_AIM OF THE EXERCISE_
Transcribe, exactly as they appear, the line that contains "Reproduce this chart with Plotly.", the line that contains "line((494, by), (501.5, by - 5.5))", and every line in between, and nothing else.

****

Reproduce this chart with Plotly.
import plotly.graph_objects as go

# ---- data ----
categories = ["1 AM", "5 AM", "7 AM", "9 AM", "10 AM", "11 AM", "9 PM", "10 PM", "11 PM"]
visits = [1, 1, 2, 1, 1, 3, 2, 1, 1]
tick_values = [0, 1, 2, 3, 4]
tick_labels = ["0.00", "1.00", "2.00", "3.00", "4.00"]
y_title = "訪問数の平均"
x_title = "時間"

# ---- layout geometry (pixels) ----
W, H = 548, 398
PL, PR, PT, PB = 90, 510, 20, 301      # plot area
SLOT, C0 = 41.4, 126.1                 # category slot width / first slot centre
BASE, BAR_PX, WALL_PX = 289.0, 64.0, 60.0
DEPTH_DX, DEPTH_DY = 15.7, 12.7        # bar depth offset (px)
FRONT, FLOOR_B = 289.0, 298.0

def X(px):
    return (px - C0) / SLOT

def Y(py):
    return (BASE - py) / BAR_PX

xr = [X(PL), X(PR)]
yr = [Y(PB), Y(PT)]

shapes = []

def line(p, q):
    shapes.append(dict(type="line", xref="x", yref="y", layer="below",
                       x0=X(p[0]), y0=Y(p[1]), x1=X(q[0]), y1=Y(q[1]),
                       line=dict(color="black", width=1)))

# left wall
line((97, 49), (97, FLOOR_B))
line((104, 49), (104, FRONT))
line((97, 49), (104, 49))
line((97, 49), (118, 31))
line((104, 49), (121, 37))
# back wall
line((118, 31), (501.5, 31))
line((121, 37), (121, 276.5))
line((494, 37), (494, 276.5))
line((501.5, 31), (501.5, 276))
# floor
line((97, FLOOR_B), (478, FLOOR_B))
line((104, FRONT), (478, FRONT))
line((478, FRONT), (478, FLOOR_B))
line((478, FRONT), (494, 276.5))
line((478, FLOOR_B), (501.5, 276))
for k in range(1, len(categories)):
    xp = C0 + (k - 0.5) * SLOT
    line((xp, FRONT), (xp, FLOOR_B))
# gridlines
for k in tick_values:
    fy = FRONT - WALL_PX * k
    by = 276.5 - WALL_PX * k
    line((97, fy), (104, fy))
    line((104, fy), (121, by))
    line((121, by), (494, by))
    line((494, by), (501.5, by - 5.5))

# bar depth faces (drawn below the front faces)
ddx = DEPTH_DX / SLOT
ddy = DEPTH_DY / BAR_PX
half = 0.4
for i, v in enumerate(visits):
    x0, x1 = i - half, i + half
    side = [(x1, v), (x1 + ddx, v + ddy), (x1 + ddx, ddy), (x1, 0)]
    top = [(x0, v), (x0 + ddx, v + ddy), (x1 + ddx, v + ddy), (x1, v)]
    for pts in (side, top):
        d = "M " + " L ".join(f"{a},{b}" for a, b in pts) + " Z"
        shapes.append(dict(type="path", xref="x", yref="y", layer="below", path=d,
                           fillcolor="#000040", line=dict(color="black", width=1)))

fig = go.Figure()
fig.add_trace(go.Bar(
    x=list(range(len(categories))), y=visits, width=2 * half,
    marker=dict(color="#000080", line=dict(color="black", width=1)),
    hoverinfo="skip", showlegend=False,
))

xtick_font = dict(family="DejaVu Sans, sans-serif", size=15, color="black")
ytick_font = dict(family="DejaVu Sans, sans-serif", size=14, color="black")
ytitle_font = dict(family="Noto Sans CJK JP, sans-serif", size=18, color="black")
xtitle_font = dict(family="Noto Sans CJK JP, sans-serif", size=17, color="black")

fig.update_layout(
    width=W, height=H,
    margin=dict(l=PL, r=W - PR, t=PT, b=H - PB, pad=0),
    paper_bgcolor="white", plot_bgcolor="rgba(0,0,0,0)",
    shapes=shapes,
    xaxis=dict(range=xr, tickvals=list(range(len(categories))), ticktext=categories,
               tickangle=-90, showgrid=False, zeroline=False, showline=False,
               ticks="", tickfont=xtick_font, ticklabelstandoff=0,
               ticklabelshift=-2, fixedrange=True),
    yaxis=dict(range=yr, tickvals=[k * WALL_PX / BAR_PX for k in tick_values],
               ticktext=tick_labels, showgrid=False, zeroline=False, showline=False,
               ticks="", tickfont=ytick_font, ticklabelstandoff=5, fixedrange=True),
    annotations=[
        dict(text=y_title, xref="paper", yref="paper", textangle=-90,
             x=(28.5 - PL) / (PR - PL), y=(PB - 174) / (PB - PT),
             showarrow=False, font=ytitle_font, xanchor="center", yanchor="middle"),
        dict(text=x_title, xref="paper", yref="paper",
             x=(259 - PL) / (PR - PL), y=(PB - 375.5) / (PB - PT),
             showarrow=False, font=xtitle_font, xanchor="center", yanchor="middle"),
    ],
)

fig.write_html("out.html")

****

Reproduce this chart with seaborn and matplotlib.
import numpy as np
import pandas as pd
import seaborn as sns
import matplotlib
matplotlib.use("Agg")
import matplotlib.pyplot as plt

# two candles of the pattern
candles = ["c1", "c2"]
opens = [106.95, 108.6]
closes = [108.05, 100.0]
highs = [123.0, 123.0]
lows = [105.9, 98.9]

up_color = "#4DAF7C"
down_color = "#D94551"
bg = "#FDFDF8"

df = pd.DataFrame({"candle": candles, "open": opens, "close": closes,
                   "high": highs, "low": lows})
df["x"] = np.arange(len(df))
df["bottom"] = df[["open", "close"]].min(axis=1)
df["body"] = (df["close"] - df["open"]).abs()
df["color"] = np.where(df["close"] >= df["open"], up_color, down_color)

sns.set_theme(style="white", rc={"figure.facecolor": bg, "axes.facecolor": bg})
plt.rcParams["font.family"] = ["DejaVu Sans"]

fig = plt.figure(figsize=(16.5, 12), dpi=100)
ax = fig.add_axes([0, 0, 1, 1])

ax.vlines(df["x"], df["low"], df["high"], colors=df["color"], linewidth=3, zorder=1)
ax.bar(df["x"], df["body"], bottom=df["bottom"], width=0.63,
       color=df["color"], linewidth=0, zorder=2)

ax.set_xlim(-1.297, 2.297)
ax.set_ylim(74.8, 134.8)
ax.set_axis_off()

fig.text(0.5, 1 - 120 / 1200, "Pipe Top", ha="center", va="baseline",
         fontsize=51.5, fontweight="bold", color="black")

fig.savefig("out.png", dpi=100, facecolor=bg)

****

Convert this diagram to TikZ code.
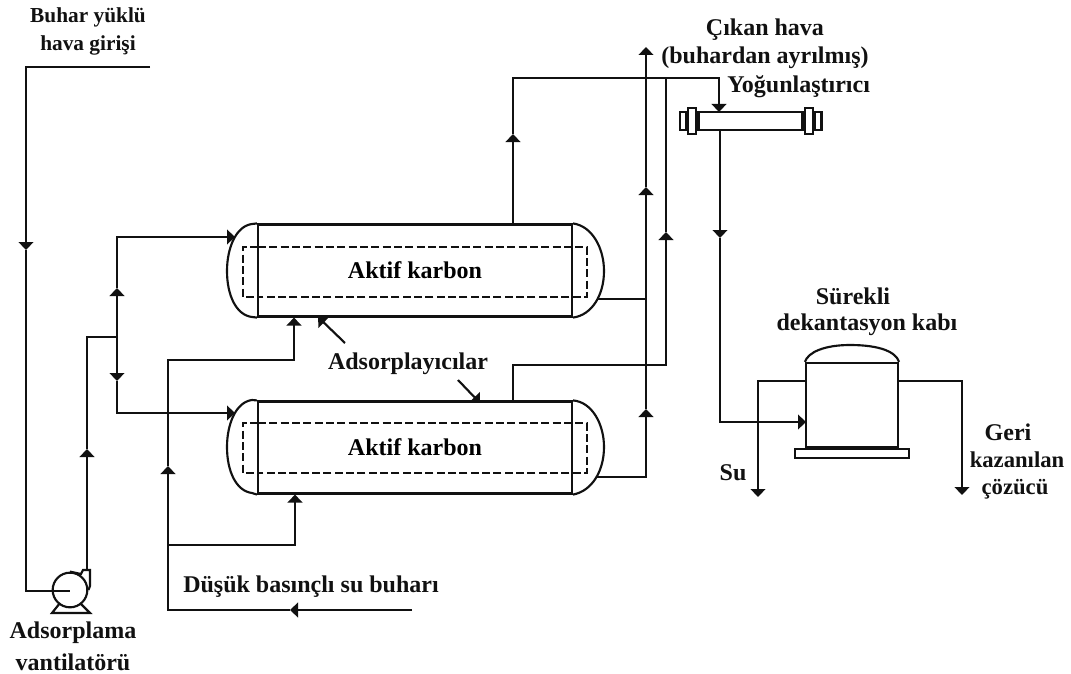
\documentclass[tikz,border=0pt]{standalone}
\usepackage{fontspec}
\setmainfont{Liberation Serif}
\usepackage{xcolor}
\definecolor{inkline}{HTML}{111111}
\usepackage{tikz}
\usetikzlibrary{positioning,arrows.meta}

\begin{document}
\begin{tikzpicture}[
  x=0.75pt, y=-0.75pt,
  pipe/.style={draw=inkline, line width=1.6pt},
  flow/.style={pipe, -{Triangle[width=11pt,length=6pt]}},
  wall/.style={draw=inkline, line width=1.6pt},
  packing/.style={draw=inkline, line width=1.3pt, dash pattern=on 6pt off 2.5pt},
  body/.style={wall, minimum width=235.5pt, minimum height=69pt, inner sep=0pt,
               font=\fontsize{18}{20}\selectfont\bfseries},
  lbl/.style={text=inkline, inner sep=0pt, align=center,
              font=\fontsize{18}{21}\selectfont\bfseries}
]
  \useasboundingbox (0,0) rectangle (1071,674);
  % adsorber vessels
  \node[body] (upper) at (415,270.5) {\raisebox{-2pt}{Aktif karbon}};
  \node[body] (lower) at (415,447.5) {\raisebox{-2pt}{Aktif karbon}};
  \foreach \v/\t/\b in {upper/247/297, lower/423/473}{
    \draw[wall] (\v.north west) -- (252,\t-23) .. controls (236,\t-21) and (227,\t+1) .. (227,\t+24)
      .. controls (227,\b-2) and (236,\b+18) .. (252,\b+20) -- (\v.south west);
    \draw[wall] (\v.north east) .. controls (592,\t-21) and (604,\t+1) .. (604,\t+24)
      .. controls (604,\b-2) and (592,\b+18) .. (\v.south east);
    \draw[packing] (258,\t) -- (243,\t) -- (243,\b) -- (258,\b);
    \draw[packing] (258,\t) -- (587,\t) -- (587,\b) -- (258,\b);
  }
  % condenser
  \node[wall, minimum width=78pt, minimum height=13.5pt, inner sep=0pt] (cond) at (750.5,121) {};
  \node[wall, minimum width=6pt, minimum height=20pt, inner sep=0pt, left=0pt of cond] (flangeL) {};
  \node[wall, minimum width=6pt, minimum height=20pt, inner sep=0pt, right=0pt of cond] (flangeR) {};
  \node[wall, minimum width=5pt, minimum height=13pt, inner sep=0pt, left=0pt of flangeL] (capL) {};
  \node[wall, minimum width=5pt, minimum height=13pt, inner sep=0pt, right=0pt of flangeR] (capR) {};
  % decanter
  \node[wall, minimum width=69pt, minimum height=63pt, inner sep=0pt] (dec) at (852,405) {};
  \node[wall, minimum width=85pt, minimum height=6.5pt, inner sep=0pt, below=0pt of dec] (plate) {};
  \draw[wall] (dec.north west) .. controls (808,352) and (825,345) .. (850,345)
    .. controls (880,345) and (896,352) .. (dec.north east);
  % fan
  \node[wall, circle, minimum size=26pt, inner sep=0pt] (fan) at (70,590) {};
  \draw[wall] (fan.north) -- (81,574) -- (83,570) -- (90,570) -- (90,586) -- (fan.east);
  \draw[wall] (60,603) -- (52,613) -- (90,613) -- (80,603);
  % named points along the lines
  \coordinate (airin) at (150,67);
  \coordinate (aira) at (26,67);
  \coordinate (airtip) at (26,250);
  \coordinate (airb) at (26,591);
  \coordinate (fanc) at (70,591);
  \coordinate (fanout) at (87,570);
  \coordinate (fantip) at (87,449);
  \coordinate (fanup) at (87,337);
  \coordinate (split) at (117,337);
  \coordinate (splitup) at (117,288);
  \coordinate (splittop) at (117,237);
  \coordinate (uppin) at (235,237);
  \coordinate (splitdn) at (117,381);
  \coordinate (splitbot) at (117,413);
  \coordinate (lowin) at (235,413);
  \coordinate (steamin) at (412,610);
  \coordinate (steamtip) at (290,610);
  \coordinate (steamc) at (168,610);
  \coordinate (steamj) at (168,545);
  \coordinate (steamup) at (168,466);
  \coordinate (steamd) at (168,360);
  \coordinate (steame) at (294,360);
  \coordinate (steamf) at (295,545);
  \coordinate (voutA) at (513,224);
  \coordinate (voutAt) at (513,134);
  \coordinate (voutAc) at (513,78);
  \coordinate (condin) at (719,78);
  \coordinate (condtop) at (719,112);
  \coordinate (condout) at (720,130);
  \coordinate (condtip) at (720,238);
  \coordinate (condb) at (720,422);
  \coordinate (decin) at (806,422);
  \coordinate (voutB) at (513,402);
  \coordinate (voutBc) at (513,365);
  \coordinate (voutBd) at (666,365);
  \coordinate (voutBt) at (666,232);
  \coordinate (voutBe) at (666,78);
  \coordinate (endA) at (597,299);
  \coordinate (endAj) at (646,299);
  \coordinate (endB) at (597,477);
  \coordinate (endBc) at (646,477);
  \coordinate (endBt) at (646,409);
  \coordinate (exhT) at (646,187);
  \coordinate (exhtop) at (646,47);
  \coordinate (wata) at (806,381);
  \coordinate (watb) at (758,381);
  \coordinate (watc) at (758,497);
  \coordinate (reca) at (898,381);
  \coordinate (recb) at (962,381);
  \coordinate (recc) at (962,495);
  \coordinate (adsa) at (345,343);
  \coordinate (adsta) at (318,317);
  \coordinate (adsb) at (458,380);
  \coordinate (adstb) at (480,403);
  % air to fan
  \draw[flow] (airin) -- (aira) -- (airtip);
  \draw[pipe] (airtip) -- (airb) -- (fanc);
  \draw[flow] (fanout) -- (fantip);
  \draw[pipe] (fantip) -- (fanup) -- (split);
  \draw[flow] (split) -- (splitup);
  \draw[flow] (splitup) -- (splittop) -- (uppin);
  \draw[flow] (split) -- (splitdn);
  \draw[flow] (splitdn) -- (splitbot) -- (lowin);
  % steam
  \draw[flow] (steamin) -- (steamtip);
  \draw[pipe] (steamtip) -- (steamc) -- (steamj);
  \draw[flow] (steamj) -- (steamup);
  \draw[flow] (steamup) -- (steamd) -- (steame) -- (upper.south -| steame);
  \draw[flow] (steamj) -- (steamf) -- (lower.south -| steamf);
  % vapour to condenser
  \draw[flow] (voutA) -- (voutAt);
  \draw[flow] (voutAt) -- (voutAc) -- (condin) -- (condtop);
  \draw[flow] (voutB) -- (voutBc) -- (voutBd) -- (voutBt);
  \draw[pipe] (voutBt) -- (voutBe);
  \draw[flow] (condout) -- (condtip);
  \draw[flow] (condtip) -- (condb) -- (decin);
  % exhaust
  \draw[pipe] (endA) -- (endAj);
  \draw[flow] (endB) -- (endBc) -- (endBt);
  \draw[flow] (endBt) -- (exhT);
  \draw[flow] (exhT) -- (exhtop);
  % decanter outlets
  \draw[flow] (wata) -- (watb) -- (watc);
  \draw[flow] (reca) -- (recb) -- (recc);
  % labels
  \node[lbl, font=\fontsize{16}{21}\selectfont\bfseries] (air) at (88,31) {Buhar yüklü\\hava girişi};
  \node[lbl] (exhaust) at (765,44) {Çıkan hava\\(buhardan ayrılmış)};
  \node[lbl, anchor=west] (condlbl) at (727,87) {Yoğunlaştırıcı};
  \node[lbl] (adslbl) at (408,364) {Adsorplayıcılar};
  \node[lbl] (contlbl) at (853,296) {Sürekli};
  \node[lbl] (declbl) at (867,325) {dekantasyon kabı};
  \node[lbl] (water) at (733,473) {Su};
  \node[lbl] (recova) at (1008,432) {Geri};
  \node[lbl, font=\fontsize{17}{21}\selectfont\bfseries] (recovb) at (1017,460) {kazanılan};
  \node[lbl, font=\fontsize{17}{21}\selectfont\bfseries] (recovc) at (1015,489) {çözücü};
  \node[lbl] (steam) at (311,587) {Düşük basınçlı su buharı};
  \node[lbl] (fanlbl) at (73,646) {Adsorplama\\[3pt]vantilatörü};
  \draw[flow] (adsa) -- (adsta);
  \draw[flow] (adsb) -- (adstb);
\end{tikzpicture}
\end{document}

****

_FINISHED ANSWER_
Reproduce this chart with Plotly.
import plotly.graph_objects as go

# ---- data ----
categories = ["1 AM", "5 AM", "7 AM", "9 AM", "10 AM", "11 AM", "9 PM", "10 PM", "11 PM"]
visits = [1, 1, 2, 1, 1, 3, 2, 1, 1]
tick_values = [0, 1, 2, 3, 4]
tick_labels = ["0.00", "1.00", "2.00", "3.00", "4.00"]
y_title = "訪問数の平均"
x_title = "時間"

# ---- layout geometry (pixels) ----
W, H = 548, 398
PL, PR, PT, PB = 90, 510, 20, 301      # plot area
SLOT, C0 = 41.4, 126.1                 # category slot width / first slot centre
BASE, BAR_PX, WALL_PX = 289.0, 64.0, 60.0
DEPTH_DX, DEPTH_DY = 15.7, 12.7        # bar depth offset (px)
FRONT, FLOOR_B = 289.0, 298.0

def X(px):
    return (px - C0) / SLOT

def Y(py):
    return (BASE - py) / BAR_PX

xr = [X(PL), X(PR)]
yr = [Y(PB), Y(PT)]

shapes = []

def line(p, q):
    shapes.append(dict(type="line", xref="x", yref="y", layer="below",
                       x0=X(p[0]), y0=Y(p[1]), x1=X(q[0]), y1=Y(q[1]),
                       line=dict(color="black", width=1)))

# left wall
line((97, 49), (97, FLOOR_B))
line((104, 49), (104, FRONT))
line((97, 49), (104, 49))
line((97, 49), (118, 31))
line((104, 49), (121, 37))
# back wall
line((118, 31), (501.5, 31))
line((121, 37), (121, 276.5))
line((494, 37), (494, 276.5))
line((501.5, 31), (501.5, 276))
# floor
line((97, FLOOR_B), (478, FLOOR_B))
line((104, FRONT), (478, FRONT))
line((478, FRONT), (478, FLOOR_B))
line((478, FRONT), (494, 276.5))
line((478, FLOOR_B), (501.5, 276))
for k in range(1, len(categories)):
    xp = C0 + (k - 0.5) * SLOT
    line((xp, FRONT), (xp, FLOOR_B))
# gridlines
for k in tick_values:
    fy = FRONT - WALL_PX * k
    by = 276.5 - WALL_PX * k
    line((97, fy), (104, fy))
    line((104, fy), (121, by))
    line((121, by), (494, by))
    line((494, by), (501.5, by - 5.5))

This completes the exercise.